В современном языковом сознании славянизмы соотносятся с архаизмами и несут следы иного мировоззрения, иной картины мира, «так как ассоциируются со значимым в культурной традиции носителей языка текстовым источником и обладают однозначной предметной соотнесенностью – «идеальное», «умозрительное». «Умозрение» в применении к церковнославянизмам обладает вполне определенным содержанием и поэтому может рассматриваться как отдельная категория. В основе этой категории лежит идея созерцания некоего идеального пространства, которое понимается либо как время (прошедшее, будущее, протяженное), либо как воображение, мысленное / образное представление. Например, глагол обрести называет протяженное действие: обретают с течением жизни, на жизненном пути. Аналогично и воздвигать реализуется на некотором участке времени. Умозрительность таких слов, как очи, уста, взор проявляется в том, что образы, ими называемые, реализуются в пространстве нашего воображения – не конкретном, доступном непосредственному восприятию, но именно «мысленном» [2, с. 49]. Все это позволяет говорить о ценностной, позитивной ориентации носителей языка по отношению к словам, заимствованным из старославянского языка, чего нельзя сказать об исконных языковых формах.

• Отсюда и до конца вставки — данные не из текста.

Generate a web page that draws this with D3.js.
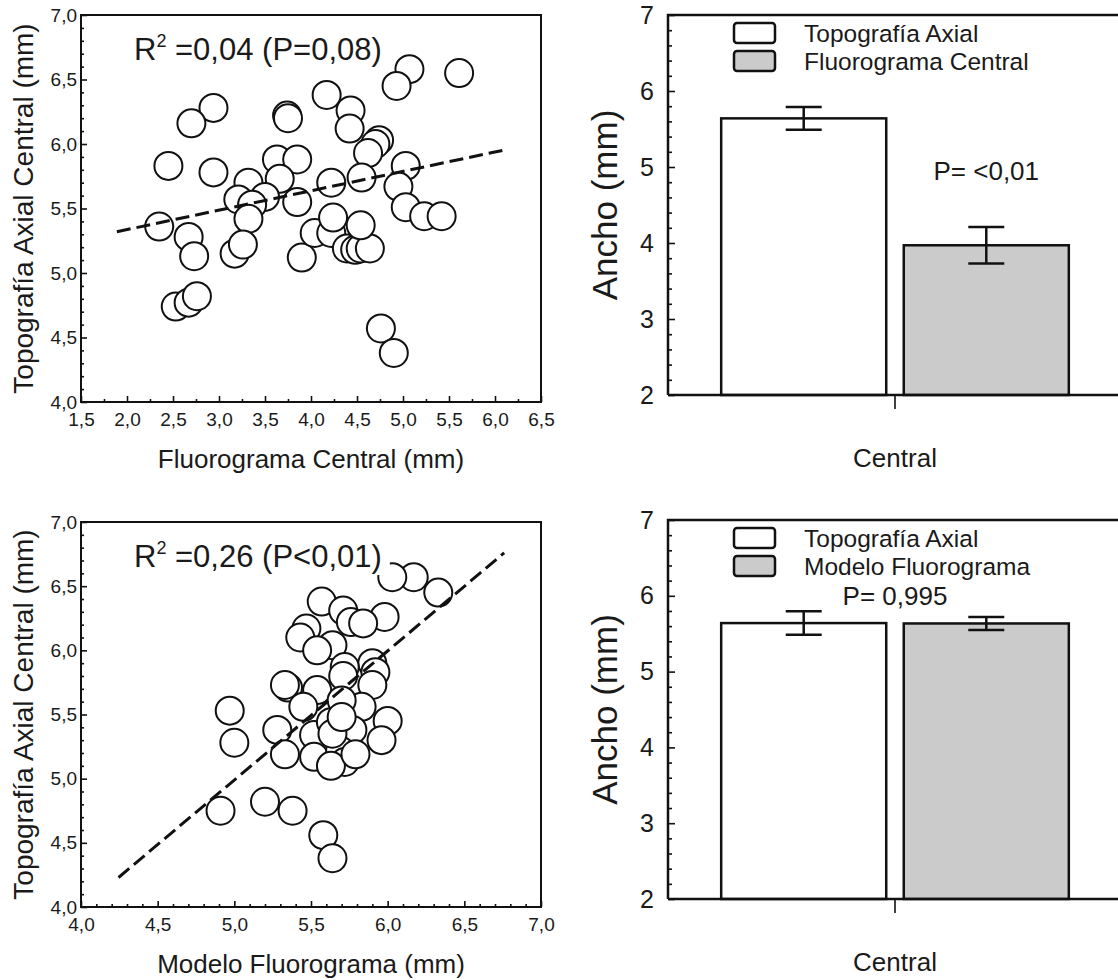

Старославянский (церковнославянский) язык как сакральный язык, репрезентирующий совершенно определенный тип культуры оказал благотворное влияние на духовное начало в языке и культуре, а стержнем древнерусской культуры явилось христианское вероучение, повлиявшее на жизнь и мировоззрение русского народа. Поэтому современная русская языковая картина мира, отражая мирское обыденное мировосприятие, не утратила связь  с архаичным мировидением и культурными представлениями носителей языка.

 

Литература:

1.     Степанов Ю.С. Константы. Словарь русской культуры. – М.: Языки русской культуры, 1997. – 824с.

2.     Яковлева Е.С. О языковой картине мира в аспекте ее динамики: переосмысление старых значений // Слово в тексте и словаре: сб. ст. к 70-летию акад. Ю.Д.Апресяна. – М.: Языки русской культуры, 2000. – 648с.

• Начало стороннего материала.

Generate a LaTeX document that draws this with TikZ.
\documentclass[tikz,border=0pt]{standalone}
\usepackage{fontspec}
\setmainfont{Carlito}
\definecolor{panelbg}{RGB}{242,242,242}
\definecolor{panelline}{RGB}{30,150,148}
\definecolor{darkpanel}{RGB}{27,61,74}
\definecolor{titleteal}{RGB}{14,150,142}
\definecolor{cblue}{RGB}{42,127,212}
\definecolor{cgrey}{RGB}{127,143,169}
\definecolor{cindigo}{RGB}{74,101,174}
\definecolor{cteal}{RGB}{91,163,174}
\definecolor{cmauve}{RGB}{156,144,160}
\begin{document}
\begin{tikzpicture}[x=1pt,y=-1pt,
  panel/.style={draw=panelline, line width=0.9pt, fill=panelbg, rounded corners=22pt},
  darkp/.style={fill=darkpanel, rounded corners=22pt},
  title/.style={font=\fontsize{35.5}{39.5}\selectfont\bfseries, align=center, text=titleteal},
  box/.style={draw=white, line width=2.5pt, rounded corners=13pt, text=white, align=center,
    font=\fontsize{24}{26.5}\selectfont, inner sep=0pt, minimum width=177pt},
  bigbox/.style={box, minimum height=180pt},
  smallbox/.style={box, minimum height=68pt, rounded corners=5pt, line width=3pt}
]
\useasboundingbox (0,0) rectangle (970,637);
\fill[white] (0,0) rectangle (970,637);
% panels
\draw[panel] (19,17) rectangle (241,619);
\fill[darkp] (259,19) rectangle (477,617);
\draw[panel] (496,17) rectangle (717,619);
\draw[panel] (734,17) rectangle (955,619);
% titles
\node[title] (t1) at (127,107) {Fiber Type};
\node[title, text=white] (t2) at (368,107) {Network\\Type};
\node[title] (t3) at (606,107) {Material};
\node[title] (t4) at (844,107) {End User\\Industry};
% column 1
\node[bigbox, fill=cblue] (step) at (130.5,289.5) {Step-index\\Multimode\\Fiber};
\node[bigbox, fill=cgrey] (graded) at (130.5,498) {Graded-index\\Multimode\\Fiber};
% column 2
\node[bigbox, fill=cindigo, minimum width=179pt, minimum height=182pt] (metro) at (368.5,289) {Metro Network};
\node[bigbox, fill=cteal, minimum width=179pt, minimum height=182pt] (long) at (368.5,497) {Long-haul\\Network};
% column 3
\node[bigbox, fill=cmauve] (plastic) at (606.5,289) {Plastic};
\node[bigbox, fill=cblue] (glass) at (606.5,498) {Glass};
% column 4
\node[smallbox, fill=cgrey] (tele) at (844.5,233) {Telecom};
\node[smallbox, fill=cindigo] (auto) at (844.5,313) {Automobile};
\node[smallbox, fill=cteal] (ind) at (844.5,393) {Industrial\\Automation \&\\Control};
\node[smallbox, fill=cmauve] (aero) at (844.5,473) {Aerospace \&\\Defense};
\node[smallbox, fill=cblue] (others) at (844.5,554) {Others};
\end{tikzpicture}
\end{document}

3.     Дьяченко Гр. Полный церковно-славянский словарь (репринт 1890 г.). – М., 1993.

4.     Вендина Т.И. Из кирилло-мефодиевского наследия в языке русской традиционной народной культуры // Славянский альманах. – М., 2003

5.     Житие протопопа Аввакума. Житие инока Епифания. Житие боярыни Морозовой. – СПб., 1994.

6.     Срезневский И.И. Материалы для словаря древнерусского языка по письменным памятникам. – Т.I-III, - СПб., 1893-1913.

7.     Ожегов С.И. Словарь русского языка. – М.: Рус.яз., 1991. – 917с.